Vivencias narradas por J. Krishnamurti en su “Diario n°1”
Día
21-10-1961.-
Las
palmeras se mecían con gran dignidad, inclinándose placenteramente ante la
brisa marina que venia del oeste; parecían tan distantes de la ciudad ruidosa y
atestada. Se veían oscuras contra el cielo crepuscular; sus troncos eran altos
y bien formados, finos a fuerza de muchos años de paciente trabajo; esas
palmeras dominaban el anochecer de las estrellas y el cálido mar. Casi tendían
sus palmas para recibirlo a uno, para arrebatarlo de la sórdida calle, pero la
brisa vespertina se las llevaba para llenar el cielo con su movimiento. La
calle estaba atestada; nunca estaría limpia, demasiada gente había escupido
sobre ella; habían ensuciado sus paredes con los anuncios de los últimos
filmes; las habían embadurnado con los nombres de aquellos a quienes uno debía
otorgar su voto, con los símbolos partidarios; era una calle sórdida aun cuando
fuera una de las arterias principales de la ciudad; pasaban autobuses
mugrientos; los taxis lo aturdían a uno con sus bocinazos y parecía que por ahí
habían transitado muchos perros.
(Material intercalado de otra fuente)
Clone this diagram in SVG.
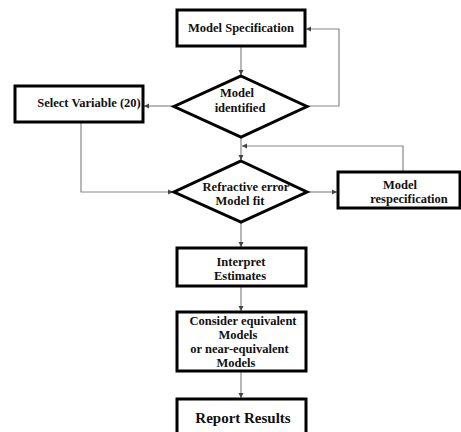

Un poco más lejos estaban el mar y el sol
poniente, que era una roja bola de fuego; había sido un día abrasador y el sol
enrojecía el mar y las escasas nubes. No había una sola onda en el mar, pero éste
se veía inquieto y sombrío. Hacía demasiado calor para que fuera un anochecer
agradable y la brisa parecía haber olvidado su encanto. A lo largo de la
sórdida calle, con la gente empujándolo a uno, la meditación era la misma
esencia de la vida. El cerebro, tan delicado y vigilante, estaba completamente
quieto, observando las estrellas, atento a la gente, a los olores, al ladrido
de los perros… Una solitaria hoja amarilla cayó sobre la sucia carretera y el
automóvil que pasaba la destruyó; estaba tan llena de color y belleza y fue destruida
tan fácilmente.
Mientras
uno caminaba por la calle bordeada de unas pocas palmeras, «lo otro»(1) advino como una ola que purificaba y
fortalecía; estaba ahí como un perfume, como un hálito de inmensidad. No era un
sentimiento, una ficción engendrada por la ilusión o por la fragilidad del
pensamiento; estaba ahí, distinto y claro, sin confusión posible, sin
vacilación, definido, preciso. Estaba ahí, una cosa sagrada, y nada podía
alcanzarla, nada podía quebrar su finalidad. El cerebro era consciente de la
proximidad de los autobuses que pasaban, de la calle húmeda y del chillido de
los frenos; se daba cuenta de todas estas cosas y, más allá, del mar; pero el cerebro
no tenía relación con ninguna de estas cosas; estaba completamente vacío, sin
raíces de ninguna clase, vigilando, observando desde esta vacuidad. «Lo otro» presionaba
sobre él con aguda urgencia. Ello no era un sentimiento, una sensación, sino
algo tan real como el hombre que estaba llamando. No era una emoción que
cambia, que varia y continúa, y el pensamiento no podía alcanzarlo… Estaba ahí
con la determinación de la muerte que ningún pensamiento podría disuadir. Como
no tenía raíces ni relación alguna con nada, nada podía contaminarlo; era indestructible…
1- “Lo otro”: Krishnayi llamaba de esa manera a ‘lo
inconmensurable’, “Aquello” que está más allá del pensamiento, “Eso” que es
insondable presencia de paz y bendición.